Exercise instructions.
All lines holding the string "that" are to be shown.

Given information.
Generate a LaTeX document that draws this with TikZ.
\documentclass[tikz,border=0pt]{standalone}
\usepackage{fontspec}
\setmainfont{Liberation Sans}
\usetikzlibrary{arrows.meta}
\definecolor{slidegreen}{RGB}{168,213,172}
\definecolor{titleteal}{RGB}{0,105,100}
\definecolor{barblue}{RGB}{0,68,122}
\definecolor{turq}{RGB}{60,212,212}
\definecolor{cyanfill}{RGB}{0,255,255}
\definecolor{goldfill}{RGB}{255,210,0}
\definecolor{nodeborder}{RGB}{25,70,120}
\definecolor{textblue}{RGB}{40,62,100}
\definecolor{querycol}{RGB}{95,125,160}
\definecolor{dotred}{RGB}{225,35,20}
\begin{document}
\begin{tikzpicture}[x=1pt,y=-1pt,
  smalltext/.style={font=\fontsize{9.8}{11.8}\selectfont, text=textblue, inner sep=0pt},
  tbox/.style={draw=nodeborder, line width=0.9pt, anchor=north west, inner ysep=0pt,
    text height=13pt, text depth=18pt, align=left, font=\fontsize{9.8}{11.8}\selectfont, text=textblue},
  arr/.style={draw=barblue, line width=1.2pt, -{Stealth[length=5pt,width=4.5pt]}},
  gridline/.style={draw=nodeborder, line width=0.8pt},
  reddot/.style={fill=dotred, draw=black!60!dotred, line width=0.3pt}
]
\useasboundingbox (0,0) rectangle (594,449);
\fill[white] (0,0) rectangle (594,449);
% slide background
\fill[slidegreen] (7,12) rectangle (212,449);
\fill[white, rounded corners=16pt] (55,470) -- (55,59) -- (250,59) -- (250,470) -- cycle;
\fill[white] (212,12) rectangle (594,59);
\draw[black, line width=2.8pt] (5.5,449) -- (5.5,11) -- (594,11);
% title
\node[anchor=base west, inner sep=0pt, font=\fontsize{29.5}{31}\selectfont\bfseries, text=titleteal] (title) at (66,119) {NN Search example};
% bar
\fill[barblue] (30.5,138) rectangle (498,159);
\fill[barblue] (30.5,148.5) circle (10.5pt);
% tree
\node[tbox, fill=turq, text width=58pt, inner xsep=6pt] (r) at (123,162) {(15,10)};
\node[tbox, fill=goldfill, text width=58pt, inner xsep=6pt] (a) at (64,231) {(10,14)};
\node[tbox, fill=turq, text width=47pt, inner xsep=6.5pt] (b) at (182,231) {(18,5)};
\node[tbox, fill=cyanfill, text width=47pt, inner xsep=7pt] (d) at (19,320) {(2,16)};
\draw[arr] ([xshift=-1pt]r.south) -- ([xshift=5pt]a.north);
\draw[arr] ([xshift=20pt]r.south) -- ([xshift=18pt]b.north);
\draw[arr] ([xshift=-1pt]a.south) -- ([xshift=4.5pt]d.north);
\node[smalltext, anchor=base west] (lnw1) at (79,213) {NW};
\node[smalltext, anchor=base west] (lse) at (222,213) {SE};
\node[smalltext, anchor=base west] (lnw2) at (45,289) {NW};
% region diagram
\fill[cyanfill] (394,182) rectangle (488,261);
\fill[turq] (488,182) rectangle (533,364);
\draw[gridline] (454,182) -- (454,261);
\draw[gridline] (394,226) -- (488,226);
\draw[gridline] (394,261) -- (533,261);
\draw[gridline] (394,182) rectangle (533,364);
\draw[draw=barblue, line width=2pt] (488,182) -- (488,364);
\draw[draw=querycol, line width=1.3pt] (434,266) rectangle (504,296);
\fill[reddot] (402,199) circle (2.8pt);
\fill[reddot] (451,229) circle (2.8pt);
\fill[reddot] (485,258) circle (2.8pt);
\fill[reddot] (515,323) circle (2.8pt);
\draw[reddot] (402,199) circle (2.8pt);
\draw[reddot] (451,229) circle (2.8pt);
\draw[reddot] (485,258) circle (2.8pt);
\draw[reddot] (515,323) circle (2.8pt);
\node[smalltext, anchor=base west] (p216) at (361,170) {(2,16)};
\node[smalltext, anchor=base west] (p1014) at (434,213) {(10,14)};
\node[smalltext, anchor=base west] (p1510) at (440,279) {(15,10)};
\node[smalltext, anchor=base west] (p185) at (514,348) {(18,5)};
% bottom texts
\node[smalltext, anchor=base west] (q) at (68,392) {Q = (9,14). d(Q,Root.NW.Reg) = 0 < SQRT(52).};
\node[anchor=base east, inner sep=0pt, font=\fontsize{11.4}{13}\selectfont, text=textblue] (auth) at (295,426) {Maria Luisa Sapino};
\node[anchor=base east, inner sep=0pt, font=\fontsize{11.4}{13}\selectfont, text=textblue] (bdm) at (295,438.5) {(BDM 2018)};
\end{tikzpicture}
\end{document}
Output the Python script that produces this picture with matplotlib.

---

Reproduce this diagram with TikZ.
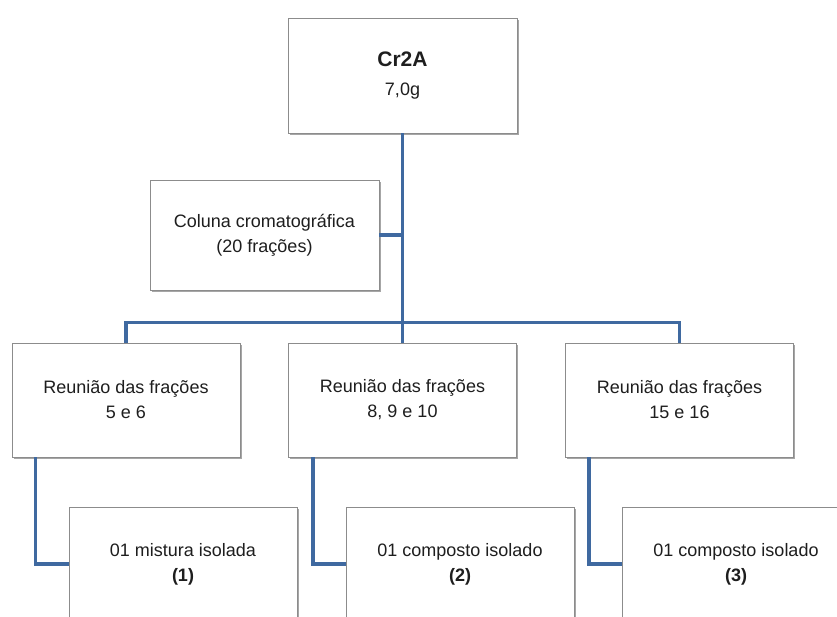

Expected answer.
Generate a LaTeX document that draws this with TikZ.
Output the Python script that produces this picture with matplotlib.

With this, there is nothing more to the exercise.